PROBLEM TO WORK ON: From the data that follows, report how many lines hold the string "with", giving only the number.
--- START OF DATA PROVIDED ---
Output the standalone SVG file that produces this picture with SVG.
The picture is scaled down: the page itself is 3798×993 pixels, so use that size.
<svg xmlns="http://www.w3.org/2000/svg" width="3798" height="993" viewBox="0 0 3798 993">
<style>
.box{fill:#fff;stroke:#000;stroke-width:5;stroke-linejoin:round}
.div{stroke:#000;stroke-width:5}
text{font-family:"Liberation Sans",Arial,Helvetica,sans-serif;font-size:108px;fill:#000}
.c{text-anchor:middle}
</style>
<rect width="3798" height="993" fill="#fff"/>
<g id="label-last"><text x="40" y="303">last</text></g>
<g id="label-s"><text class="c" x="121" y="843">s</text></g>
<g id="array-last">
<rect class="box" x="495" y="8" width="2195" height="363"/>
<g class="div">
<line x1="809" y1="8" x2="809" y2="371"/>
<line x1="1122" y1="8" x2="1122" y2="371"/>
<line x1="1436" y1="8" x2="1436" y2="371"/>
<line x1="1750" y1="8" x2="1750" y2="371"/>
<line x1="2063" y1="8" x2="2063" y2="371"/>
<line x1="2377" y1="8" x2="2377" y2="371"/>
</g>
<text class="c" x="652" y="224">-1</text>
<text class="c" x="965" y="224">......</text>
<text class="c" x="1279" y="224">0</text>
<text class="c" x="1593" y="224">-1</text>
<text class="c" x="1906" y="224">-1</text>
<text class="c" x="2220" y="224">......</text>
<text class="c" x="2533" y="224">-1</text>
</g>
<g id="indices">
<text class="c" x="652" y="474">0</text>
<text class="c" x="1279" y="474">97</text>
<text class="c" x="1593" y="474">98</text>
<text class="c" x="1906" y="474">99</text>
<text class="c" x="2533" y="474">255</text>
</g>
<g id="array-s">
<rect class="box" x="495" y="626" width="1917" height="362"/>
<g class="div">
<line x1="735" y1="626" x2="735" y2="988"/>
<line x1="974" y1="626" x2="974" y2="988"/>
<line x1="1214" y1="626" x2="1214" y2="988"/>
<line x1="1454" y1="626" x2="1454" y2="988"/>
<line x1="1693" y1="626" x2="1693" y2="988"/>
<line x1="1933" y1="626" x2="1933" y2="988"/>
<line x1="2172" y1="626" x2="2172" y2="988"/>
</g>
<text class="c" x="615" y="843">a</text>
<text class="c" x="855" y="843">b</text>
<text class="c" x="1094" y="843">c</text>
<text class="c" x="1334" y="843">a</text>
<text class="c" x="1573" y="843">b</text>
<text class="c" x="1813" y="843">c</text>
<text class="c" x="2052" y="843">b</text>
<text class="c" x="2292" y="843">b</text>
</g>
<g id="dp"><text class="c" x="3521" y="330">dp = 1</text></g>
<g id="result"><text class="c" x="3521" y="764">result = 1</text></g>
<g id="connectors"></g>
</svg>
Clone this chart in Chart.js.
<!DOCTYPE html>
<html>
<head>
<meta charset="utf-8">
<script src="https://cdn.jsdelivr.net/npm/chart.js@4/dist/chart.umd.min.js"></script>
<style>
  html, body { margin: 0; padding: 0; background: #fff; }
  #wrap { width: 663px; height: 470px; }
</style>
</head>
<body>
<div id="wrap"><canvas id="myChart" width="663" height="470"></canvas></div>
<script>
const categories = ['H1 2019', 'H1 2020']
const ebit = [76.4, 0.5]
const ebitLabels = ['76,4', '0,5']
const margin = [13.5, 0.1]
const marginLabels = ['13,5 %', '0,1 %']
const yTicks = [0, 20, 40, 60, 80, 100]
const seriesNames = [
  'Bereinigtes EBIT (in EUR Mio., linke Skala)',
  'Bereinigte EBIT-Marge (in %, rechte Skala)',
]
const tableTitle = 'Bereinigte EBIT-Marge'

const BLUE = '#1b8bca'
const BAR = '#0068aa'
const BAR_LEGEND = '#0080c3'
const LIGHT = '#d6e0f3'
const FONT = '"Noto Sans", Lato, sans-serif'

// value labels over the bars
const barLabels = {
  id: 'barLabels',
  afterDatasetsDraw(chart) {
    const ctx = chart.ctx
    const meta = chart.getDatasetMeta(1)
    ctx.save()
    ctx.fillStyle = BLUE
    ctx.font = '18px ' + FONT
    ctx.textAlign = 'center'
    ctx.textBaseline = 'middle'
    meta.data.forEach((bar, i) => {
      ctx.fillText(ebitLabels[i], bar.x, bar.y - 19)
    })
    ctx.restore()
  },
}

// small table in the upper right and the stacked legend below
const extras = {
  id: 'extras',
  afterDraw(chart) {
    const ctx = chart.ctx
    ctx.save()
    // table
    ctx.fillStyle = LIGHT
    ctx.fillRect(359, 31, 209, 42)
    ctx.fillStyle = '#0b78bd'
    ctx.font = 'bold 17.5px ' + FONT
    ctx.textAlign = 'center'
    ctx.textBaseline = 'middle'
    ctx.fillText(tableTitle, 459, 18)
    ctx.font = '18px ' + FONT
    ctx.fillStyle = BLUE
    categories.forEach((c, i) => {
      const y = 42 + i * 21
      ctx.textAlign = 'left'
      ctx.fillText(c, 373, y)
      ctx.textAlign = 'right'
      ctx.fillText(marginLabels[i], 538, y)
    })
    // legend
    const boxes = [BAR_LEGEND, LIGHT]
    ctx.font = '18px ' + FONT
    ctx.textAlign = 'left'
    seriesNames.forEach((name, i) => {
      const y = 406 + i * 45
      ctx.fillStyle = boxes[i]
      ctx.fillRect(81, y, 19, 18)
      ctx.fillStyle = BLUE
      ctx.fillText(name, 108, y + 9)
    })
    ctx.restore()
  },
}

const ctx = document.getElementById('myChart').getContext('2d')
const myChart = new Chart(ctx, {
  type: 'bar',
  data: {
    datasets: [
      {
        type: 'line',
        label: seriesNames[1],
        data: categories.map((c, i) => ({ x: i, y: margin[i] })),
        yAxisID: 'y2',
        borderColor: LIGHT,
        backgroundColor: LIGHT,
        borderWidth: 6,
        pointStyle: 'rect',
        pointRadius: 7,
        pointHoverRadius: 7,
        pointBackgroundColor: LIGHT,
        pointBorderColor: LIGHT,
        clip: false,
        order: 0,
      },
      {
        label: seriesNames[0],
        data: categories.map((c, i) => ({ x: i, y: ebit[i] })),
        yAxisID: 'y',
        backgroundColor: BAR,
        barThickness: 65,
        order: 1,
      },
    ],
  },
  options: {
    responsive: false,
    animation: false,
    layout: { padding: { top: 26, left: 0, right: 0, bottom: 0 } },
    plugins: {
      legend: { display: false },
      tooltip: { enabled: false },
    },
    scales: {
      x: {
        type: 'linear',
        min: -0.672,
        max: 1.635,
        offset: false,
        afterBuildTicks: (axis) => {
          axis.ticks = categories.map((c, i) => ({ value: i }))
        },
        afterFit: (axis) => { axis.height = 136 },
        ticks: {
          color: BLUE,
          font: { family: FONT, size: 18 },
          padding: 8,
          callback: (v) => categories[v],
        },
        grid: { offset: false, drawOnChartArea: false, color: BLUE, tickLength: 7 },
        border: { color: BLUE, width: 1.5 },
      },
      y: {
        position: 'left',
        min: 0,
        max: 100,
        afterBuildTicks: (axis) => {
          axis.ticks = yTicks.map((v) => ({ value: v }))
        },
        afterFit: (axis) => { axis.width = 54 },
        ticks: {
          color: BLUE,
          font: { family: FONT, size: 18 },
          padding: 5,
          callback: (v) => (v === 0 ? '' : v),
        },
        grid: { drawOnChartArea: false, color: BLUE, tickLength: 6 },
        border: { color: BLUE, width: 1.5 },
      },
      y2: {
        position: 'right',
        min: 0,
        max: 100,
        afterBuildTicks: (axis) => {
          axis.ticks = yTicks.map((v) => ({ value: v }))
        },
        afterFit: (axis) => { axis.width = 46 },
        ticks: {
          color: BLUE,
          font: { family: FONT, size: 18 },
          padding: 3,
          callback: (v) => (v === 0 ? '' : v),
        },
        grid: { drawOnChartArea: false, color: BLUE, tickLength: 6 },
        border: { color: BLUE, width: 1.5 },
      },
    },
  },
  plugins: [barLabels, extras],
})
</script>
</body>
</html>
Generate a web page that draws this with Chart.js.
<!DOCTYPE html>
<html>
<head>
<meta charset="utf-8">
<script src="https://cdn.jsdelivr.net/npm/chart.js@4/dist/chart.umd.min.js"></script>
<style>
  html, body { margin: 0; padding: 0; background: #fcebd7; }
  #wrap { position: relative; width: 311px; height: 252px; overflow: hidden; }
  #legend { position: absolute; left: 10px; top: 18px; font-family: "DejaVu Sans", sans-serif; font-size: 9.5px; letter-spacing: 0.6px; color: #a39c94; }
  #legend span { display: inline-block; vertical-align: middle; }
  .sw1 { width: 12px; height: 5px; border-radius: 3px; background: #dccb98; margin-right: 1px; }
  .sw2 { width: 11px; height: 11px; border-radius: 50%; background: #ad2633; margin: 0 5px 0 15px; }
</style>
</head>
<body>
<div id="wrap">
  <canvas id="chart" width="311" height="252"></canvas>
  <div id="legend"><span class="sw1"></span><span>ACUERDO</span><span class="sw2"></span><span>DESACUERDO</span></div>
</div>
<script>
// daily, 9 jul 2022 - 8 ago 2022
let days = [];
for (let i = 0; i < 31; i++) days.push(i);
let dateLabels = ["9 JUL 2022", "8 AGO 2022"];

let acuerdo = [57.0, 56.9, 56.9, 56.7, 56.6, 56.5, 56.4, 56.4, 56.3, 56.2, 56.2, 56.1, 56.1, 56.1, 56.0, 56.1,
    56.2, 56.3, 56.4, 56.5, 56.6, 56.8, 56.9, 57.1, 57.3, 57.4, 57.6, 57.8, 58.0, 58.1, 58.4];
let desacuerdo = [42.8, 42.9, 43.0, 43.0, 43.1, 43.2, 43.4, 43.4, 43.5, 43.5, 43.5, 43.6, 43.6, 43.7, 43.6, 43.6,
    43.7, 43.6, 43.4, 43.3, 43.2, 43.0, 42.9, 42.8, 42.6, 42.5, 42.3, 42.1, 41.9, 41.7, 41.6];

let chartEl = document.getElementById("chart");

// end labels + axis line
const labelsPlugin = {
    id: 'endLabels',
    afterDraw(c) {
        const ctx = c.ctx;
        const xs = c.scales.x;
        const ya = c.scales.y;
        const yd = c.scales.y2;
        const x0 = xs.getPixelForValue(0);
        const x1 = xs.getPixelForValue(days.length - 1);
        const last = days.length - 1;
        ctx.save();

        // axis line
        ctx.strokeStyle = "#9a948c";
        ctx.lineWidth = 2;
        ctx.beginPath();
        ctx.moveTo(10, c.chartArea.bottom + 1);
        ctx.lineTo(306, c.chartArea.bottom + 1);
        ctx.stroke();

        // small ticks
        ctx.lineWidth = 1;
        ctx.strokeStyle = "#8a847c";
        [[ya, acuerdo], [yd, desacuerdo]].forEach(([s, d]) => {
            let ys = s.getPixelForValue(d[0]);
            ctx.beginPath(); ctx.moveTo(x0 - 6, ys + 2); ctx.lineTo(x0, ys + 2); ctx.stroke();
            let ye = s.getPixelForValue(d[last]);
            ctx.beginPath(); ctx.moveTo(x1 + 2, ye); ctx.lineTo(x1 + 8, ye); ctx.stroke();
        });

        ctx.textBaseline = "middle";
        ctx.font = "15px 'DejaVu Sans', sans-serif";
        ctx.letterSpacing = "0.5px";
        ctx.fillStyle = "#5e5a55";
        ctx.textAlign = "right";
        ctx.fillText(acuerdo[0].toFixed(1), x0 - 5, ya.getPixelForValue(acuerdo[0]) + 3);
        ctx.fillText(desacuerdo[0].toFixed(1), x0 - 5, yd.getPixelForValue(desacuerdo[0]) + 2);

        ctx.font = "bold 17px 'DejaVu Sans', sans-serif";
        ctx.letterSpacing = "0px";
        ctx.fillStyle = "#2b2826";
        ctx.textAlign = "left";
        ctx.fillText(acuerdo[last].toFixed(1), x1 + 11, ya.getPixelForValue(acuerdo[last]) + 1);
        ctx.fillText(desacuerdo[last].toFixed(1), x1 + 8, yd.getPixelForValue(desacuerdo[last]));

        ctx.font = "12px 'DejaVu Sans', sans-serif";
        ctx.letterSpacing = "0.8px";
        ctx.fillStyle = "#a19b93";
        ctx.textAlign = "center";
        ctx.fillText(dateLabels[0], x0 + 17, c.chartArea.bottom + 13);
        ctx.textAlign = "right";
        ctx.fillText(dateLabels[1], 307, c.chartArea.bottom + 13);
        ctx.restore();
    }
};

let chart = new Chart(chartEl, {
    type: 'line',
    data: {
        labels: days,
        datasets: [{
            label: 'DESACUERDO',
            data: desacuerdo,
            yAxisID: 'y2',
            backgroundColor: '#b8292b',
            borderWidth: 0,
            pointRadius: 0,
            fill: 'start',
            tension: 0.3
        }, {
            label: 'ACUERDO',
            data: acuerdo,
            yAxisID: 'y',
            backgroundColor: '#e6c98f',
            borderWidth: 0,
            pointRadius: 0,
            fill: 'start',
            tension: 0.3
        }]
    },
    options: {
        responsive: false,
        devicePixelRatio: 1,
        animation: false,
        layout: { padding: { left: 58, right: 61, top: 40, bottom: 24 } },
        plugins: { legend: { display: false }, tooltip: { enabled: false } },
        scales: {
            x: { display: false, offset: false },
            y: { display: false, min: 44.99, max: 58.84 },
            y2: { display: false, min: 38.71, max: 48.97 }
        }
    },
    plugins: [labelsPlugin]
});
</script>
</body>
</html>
--- END OF DATA PROVIDED ---
TASK RESULT: 2